Recorded data:
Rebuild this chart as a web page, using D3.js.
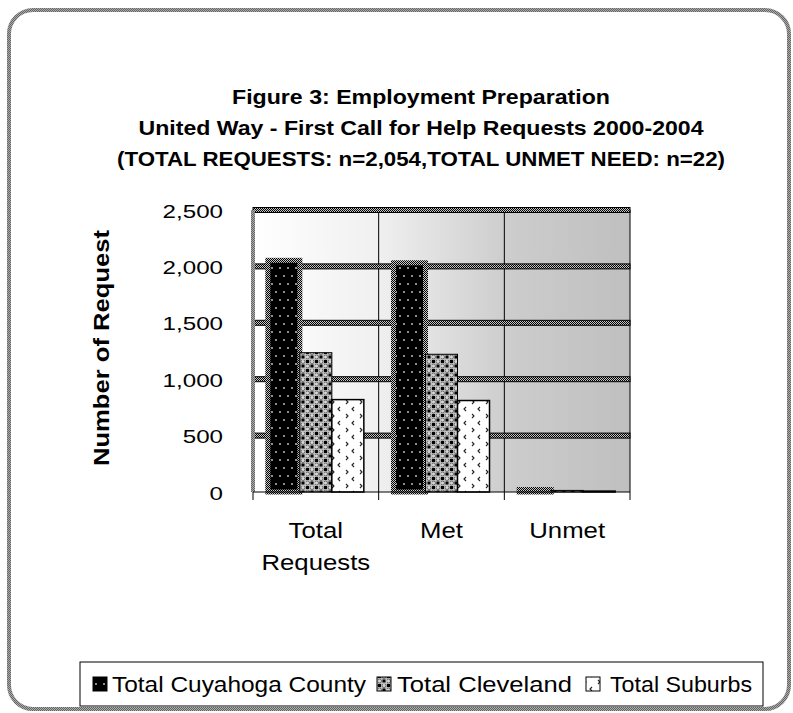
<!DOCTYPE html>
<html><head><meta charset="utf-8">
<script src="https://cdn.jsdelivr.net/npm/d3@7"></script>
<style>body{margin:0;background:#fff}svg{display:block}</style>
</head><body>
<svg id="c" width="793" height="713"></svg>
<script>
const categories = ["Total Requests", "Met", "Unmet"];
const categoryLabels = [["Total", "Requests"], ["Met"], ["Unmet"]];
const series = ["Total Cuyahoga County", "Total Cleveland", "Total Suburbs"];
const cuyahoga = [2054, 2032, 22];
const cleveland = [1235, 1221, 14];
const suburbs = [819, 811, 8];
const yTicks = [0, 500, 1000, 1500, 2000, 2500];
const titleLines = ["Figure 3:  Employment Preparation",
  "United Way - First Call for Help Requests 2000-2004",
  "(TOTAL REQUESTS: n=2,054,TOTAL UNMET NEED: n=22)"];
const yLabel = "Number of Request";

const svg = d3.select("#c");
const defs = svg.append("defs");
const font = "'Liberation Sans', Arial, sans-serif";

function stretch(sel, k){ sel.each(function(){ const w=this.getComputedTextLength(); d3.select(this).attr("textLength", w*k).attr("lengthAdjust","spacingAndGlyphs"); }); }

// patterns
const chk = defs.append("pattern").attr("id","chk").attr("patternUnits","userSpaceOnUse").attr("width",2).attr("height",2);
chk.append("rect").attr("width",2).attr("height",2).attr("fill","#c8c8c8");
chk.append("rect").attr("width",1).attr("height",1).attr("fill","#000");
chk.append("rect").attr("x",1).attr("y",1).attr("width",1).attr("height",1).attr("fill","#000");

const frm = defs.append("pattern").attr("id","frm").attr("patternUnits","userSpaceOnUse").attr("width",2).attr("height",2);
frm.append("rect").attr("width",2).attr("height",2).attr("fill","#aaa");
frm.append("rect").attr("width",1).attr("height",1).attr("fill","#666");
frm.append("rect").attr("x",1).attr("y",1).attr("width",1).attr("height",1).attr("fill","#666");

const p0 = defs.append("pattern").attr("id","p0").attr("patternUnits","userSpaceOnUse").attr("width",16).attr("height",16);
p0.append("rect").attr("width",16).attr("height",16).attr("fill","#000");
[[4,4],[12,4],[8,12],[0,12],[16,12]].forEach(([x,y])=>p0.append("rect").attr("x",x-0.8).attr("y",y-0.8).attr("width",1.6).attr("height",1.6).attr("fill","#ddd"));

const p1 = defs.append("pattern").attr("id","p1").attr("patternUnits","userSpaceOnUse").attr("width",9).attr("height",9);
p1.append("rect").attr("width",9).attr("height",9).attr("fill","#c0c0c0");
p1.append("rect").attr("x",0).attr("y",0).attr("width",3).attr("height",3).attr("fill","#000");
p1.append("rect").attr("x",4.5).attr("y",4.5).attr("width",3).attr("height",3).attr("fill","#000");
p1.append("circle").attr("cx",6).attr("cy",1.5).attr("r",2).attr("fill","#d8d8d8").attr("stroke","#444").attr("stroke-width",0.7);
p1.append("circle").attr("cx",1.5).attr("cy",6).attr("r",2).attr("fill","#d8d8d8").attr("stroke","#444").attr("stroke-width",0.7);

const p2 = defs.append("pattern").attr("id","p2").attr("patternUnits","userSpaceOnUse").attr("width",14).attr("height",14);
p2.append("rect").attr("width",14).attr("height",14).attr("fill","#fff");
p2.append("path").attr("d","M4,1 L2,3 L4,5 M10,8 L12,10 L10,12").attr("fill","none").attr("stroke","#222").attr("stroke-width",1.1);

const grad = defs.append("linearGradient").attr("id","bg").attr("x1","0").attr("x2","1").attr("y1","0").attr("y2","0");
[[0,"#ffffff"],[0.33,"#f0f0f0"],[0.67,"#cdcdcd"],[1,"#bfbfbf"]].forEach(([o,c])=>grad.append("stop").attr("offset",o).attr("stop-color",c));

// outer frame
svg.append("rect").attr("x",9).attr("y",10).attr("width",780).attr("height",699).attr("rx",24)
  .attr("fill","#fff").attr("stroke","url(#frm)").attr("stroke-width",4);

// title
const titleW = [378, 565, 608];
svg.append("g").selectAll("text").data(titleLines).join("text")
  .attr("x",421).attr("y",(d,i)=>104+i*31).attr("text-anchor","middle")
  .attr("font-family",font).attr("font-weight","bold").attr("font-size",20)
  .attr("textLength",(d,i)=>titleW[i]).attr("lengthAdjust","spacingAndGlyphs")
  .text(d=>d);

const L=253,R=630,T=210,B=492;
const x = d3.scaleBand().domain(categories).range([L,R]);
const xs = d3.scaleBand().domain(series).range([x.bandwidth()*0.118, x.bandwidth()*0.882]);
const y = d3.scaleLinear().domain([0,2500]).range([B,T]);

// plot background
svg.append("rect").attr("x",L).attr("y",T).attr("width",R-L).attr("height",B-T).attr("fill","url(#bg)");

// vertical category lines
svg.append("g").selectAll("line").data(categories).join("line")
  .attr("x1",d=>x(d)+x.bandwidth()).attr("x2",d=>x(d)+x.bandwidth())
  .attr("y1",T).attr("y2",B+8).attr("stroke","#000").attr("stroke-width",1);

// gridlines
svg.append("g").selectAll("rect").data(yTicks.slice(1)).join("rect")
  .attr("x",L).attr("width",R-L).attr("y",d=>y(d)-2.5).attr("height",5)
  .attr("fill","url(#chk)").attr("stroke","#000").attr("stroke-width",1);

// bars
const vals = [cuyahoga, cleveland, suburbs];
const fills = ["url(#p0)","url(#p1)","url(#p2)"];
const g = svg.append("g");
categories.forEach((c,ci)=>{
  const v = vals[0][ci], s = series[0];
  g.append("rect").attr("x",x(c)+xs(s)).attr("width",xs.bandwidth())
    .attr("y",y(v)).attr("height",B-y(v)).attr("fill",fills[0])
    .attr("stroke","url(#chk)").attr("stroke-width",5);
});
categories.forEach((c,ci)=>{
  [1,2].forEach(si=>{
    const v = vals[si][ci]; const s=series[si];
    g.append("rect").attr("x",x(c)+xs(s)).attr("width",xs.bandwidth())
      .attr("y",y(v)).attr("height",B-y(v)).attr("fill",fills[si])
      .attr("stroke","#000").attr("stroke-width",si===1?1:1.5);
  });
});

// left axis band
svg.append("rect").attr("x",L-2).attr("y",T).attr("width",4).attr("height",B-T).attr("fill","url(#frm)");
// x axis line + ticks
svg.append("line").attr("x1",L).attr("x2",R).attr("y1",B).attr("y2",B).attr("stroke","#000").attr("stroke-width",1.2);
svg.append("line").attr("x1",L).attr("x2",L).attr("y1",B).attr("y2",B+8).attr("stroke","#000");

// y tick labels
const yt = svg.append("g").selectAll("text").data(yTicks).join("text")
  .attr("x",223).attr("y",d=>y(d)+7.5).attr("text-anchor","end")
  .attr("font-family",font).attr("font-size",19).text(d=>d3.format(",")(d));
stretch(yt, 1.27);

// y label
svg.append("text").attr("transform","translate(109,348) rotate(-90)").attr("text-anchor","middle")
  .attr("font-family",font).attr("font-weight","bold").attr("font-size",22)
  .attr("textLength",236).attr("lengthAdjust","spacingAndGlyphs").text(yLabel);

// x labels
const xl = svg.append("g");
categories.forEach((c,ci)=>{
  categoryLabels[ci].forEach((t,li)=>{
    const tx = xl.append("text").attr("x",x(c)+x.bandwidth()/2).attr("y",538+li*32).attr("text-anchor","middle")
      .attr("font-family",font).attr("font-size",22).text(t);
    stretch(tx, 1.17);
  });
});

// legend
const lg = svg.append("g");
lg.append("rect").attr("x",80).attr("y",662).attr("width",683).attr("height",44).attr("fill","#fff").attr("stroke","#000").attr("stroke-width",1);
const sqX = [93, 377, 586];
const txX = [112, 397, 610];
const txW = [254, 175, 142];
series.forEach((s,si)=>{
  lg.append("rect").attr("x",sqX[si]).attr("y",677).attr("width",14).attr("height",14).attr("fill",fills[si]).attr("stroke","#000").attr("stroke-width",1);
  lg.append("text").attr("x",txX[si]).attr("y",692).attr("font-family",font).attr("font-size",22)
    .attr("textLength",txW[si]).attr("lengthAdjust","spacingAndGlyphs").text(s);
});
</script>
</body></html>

Goal of the exercise: Copy down every line of the material above that includes the string "this".

Correct output:
Rebuild this chart as a web page, using D3.js.
function stretch(sel, k){ sel.each(function(){ const w=this.getComputedTextLength(); d3.select(this).attr("textLength", w*k).attr("lengthAdjust","spacingAndGlyphs"); }); }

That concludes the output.